Heartbreak hospital

The baby’s heartbeat became slower and slower as the doctors explained to his anxious parents that the heart operation had not been successful and their little boy was going to die.

The parents held hands, the mother rubbing her baby’s head, talking to him softly and sobbing painfully. The father stared at the small naked body wrapped in bandages and loaded with tubes connected to various machines surrounding the bed.

As the doctor talked, the baby boy’s heart finally stopped. The complicated operation he had just undergone had been too late: months of waiting for proper diagnosis and treatment had damaged his tiny body too much.

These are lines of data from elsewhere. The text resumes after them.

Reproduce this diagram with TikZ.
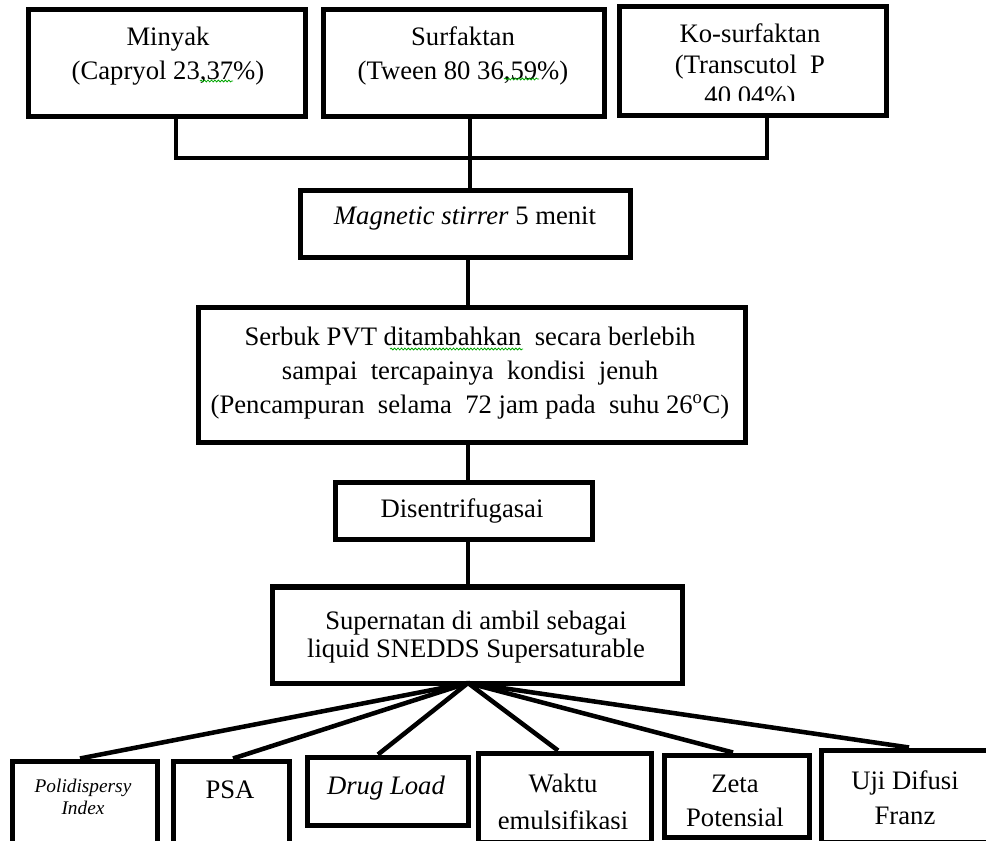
\documentclass[tikz,border=0pt]{standalone}
\usepackage{fontspec}
\setmainfont{Liberation Serif}
\usetikzlibrary{fit,decorations.pathmorphing}
\tikzset{
  box/.style={draw, line width=3.75pt, inner sep=0pt},
  txt/.style={align=center, inner sep=0pt, font=\fontsize{20}{25.5}\selectfont},
  conn/.style={line width=3.4pt},
  squig/.style={draw=green!65!black, line width=0.6pt, decorate,
    decoration={snake, amplitude=0.7, segment length=2.6}}
}
\begin{document}
\begin{tikzpicture}[x=0.75pt,y=-0.75pt]
\useasboundingbox (0,0) rectangle (986,841);
\clip (0,0) rectangle (986,841);

% ---- top row
\node[box, fit={(28,10) (305,117)}] (minyak) {};
\node[box, fit={(323,10) (604,117)}] (surf) {};
\node[box, fit={(619,7) (886,116)}] (ko) {};
\node[txt] (minyakT) at (168,56) {Minyak\\(Capryol 23,37\%)};
\node[txt] (surfT) at (463,56) {Surfaktan\\(Tween 80 36,59\%)};
\begin{scope}
  \clip (619,7) rectangle (886,101);
  \node[txt, font=\fontsize{20}{23.5}\selectfont] (koT) at (750,67) {Ko-surfaktan\\(Transcutol~~P\\40,04\%)};
\end{scope}
\draw[squig] (200,81) -- (233,81);
\draw[squig] (504,79) -- (539,79);

% ---- chain
\node[box, fit={(300,191) (630,258)}] (mag) {};
\node[txt] (magT) at (465,219) {\textit{Magnetic stirrer} 5 menit};
\node[box, fit={(198,308) (745,443)}] (serbuk) {};
\node[txt] (serbukT) at (470,373) {Serbuk PVT ditambahkan~ secara berlebih\\sampai~ tercapainya~ kondisi~ jenuh\\(Pencampuran~ selama~ 72 jam pada~ suhu 26\textsuperscript{o}C)};
\draw[squig] (390,349) -- (523,349);
\node[box, fit={(335,483) (592,540)}] (dis) {};
\node[txt] (disT) at (462,511) {Disentrifugasai};
\node[box, fit={(272,587) (682,683)}] (sup) {};
\node[txt, font=\fontsize{20}{21.5}\selectfont] (supT) at (476,637) {Supernatan di ambil sebagai\\liquid SNEDDS Supersaturable};

% ---- connectors top
\coordinate (jl) at (176,158);
\coordinate (jr) at (767,158);
\draw[conn] (minyak.south -| jl) -- (jl) -- (jr) -- (ko.south -| jr);
\draw[conn] (surf.south -| 470,0) -- (mag.north -| 470,0);
\draw[conn] (mag.south -| 468,0) -- (serbuk.north -| 468,0);
\draw[conn] (serbuk.south -| 468,0) -- (dis.north -| 468,0);
\draw[conn] (dis.south -| 468,0) -- (sup.north -| 468,0);

% ---- bottom row
\node[box, fit={(12,761) (157,850)}] (pdi) {};
\node[box, fit={(173,761) (289,850)}] (psa) {};
\node[box, fit={(307,757) (468,825)}] (drug) {};
\node[box, fit={(478,753) (651,842)}] (waktu) {};
\node[box, fit={(664,755) (809,837)}] (zeta) {};
\node[box, fit={(821,750) (1000,842)}] (uji) {};

\node[txt, font=\fontsize{14.5}{17}\selectfont\itshape] (pdiT) at (83,797) {Polidispersy\\Index};
\node[txt] (psaT) at (230,790) {PSA};
\node[txt] (drugT) at (386,788) {\textit{Drug Load}};
\begin{scope}
  \clip (478,753) rectangle (651,828);
  \node[txt, font=\fontsize{20}{27.5}\selectfont] (waktuT) at (563,802) {Waktu\\emulsifikasi};
\end{scope}
\begin{scope}
  \clip (664,755) rectangle (809,826);
  \node[txt, font=\fontsize{20}{26}\selectfont] (zetaT) at (735,801) {Zeta\\Potensial};
\end{scope}
\node[txt, font=\fontsize{20}{26}\selectfont] (ujiT) at (905,798) {Uji Difusi\\Franz};

% ---- fan
\coordinate (fan) at (468,683);
\draw[conn] (fan) -- (pdi.north -| 80,0);
\draw[conn] (fan) -- (psa.north -| 233,0);
\draw[conn] (fan) -- (drug.north -| 378,0);
\draw[conn] (fan) -- (waktu.north -| 558,0);
\draw[conn] (fan) -- (zeta.north -| 733,0);
\draw[conn] (fan) -- (uji.north -| 909,0);
\end{tikzpicture}
\end{document}
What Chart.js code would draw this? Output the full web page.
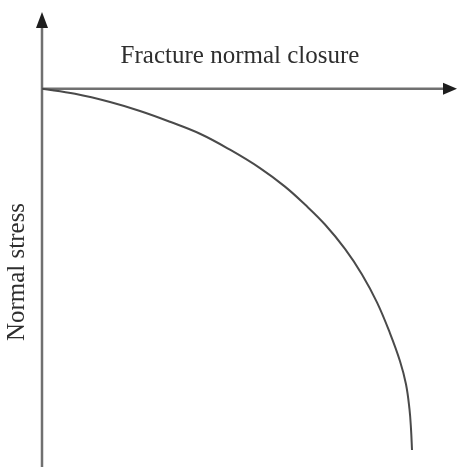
<!DOCTYPE html>
<html>
<head>
<meta charset="utf-8">
<script src="https://cdn.jsdelivr.net/npm/chart.js@4/dist/chart.umd.min.js"></script>
<style>
html,body{margin:0;padding:0;background:#fff;}
#wrap{width:460px;height:467px;}
</style>
</head>
<body>
<div id="wrap"><canvas id="c" width="460" height="467"></canvas></div>
<script>
// Data (arbitrary units)
const closure = [0, 7.95, 16.39, 23.61, 30.84, 38.07, 45.30, 52.53, 58.55, 63.37, 68.19, 73.01, 77.11, 80.72, 83.86, 86.27, 87.71, 88.55, 88.92, 89.16];
const stress  = [0, -1.36, -3.53, -5.90, -8.75, -11.91, -16.13, -20.99, -25.89, -30.64, -35.91, -42.35, -49.10, -56.48, -64.66, -72.04, -78.11, -84.70, -89.98, -95.52];
const xAxisLabel = "Fracture normal closure";
const yAxisLabel = "Normal stress";

const points = closure.map((x, i) => ({x: x, y: stress[i]}));

const axesPlugin = {
  id: 'axesPlugin',
  beforeDatasetsDraw(chart) {
    const ctx = chart.ctx;
    const xs = chart.scales.x, ys = chart.scales.y;
    const ox = xs.getPixelForValue(0), oy = ys.getPixelForValue(0);
    const top = chart.chartArea.top - 1, bottom = chart.chartArea.bottom, right = chart.chartArea.right;
    ctx.save();
    ctx.strokeStyle = '#707070';
    ctx.fillStyle = '#1e1e1e';
    ctx.lineWidth = 2.5;
    // vertical axis
    ctx.beginPath(); ctx.moveTo(ox, bottom); ctx.lineTo(ox, top + 12); ctx.stroke();
    ctx.beginPath(); ctx.moveTo(ox, top); ctx.lineTo(ox - 6, top + 16); ctx.lineTo(ox + 6, top + 16); ctx.closePath(); ctx.fill();
    // horizontal axis
    ctx.beginPath(); ctx.moveTo(ox, oy); ctx.lineTo(right - 12, oy); ctx.stroke();
    ctx.beginPath(); ctx.moveTo(right, oy); ctx.lineTo(right - 14, oy - 6); ctx.lineTo(right - 14, oy + 6); ctx.closePath(); ctx.fill();
    // labels
    ctx.fillStyle = '#2e2e2e';
    ctx.font = '25px "Liberation Serif", "Times New Roman", serif';
    ctx.textAlign = 'center';
    ctx.textBaseline = 'alphabetic';
    ctx.fillText(xAxisLabel, 240, 63);
    ctx.save();
    ctx.translate(24, 272);
    ctx.rotate(-Math.PI / 2);
    ctx.fillText(yAxisLabel, 0, 0);
    ctx.restore();
    ctx.restore();
  }
};

new Chart(document.getElementById('c'), {
  type: 'scatter',
  data: {
    datasets: [{
      data: points,
      showLine: true,
      borderColor: '#4a4a4a',
      borderWidth: 2,
      pointRadius: 0,
      tension: 0.4,
      fill: false
    }]
  },
  options: {
    responsive: false,
    animation: false,
    layout: { padding: { left: 42, top: 13, right: 3, bottom: 0 } },
    plugins: { legend: { display: false }, tooltip: { enabled: false } },
    scales: {
      x: { type: 'linear', min: 0, max: 100, display: false },
      y: { type: 'linear', min: -100, max: 20, display: false }
    }
  },
  plugins: [axesPlugin]
});
</script>
</body>
</html>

He was one of several thousand South African babies who die each year from correctable heart problems.

About 5 000 babies are born each year with serious holes in their heart walls, defective heart valves or other congenital heart defects. About 95% of these defects can be corrected through surgery. But because of a lack of resources and financial constraints only about 20% of these children get the surgery they need — the remaining 80% die.

Lynda Bleazard, chief executive at Walter Sisulu Paediatric Cardiac Centre for Africa, said that because of a lack of resources hospitals and clinics in rural areas might not have the technology to diagnose cardiac defect or might misdiagnose it as pneumonia.

“In Africa we are still dealing with rheumatic heart disease, which is a disease of poverty. That’s when children get tonsillitis and throat infections that go untreated and eventually the heart becomes diseased, which particularly affects the valves in the heart.”

Outside the paediatric ward, 15 minutes before visiting hours, parents were already queuing to get in. A father stood in a corner facing the wall and praying for his daughter’s life.

One of the waiting mothers was Lungile Biyela, whose daughter, Zama Msane, was born at a community clinic in Katlehong six months ago. The nursing sister sent the couple home after confirming that Zama was in good health. Three months later Biyela went back to the clinic because her baby wasn’t recovering from a fever. “I thought she had a cold or something, but the nursing sister who looked at her was concerned about my baby’s breathing. She was breathing deeply, tensing her muscles and letting out a wheezing sound.”

Zama was born with a hole in her heart and an abnormal connection between the pulmonary veins, which bring oxygen-rich blood from the lungs back to the heart.

It costs R100 000 to R300 000 to treat a child for a serious heart condition, which is more than many parents will earn in a lifetime.

“We are unemployed. We just opened a salon on June 9 and 10 days later our lives ended when Zama got admitted to hospital. We have no medical aid, so we had no means of providing the health care our baby needed,” said Zama’s father, Patrick Msane. Zama and her mother spent three months in hospital waiting for the child to get a date for a specialised cardiac test needed to evaluate her surgical needs.

“During the months we spent in hospital waiting for a date I watched my baby get sicker and sicker. She got a different infection every day and was being treated for these infections rather than the heart condition we were there for.”

Dr Greg Martin, cardio-thoracic surgeon, said public hospitals have countless children to treat, but they have limited resources and theatre time, meaning they are forced to treat severe cases first while other cases join the waiting list.

After three months of waiting Zama’s parents felt she was getting worse and approached the Walter Sisulu Paediatric Cardiac Centre for Africa. Zama was admitted immediately, given the treatment she needed for her heart condition and is recovering well at the centre.

The centre is an independent, autonomous charity organisation in Sunninghill Hospital, Johannesburg. It helps children throughout Africa by providing life-saving heart surgery at no cost to their parents.

Bleazard said: “When a child has a cardiac defect, if you put the child on a waiting list it becomes a death list, because they die. Since we started working four years ago I’ve had children on my waiting list. Every month I update that waiting list and every month there’s a child in Africa who has died.”